Your job is to fill in the constructors in the three classes ValueIter, PolicyIter and PolicyEval. The constructor for ValueIter takes as input an MDP and a discount factor; the constructed class then includes a field policy containing the optimal policy (an array mapping states to actions), and another field utility (an array mapping states to real numbers). The other two classes are set up similarly. You may wish to add other fields that are returned as part of the class, such as the number of iterations until convergence.
The final code that you turn in should not write anything to standard output or standard error.
All code and data files can be obtained from this directory, or all at once from this tar file. Documentation is available here.

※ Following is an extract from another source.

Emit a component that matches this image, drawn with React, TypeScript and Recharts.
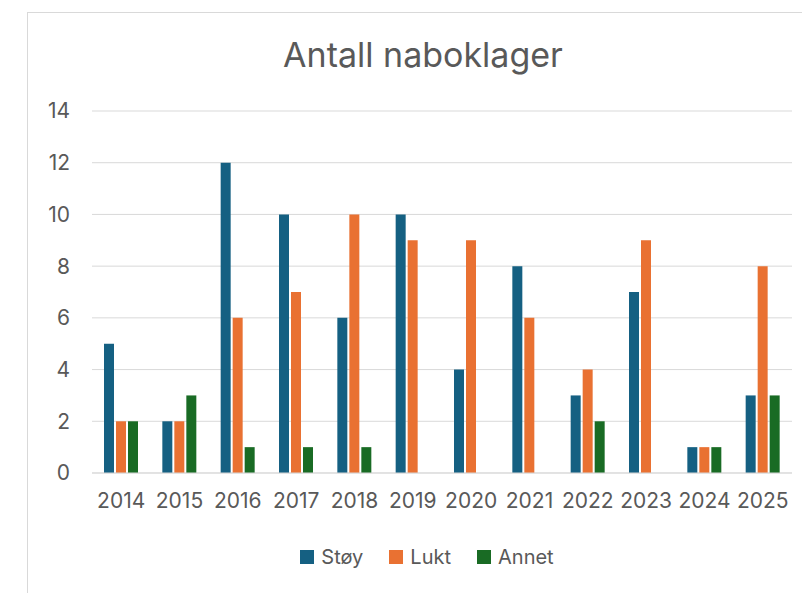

Using whiteboard, you should turn in the following:
In addition, you should turn in your write-up exploring the cat-and-mouse environments as described above. This written work should be handed in with the written exercises.
We will automatically test your code on MDP's other than those provided with this assignment. Your grade will depend largely on getting the right answers. In addition, your code should be efficient enough to run reasonably fast (easily under a minute on an MDP like those provided on a 2.4GHz machine), and should not terminate prematurely with an exception (unless given bad data, of course); code that does otherwise risks getting no credit for the automatic testing portion of the grade. As usual, you should follow good programming practices, including documenting your code.
Your write-up should be clear, concise, thoughtful and perceptive.
This programming assignment will be worth about 70 points (about 35 based on automatic testing of your code and on implementing the correct algorithms, 10 for documentation and good programming practice, and 25 for the write-up).
Thanks to Dale Schuurmans from whom this assignment was liberally borrowed.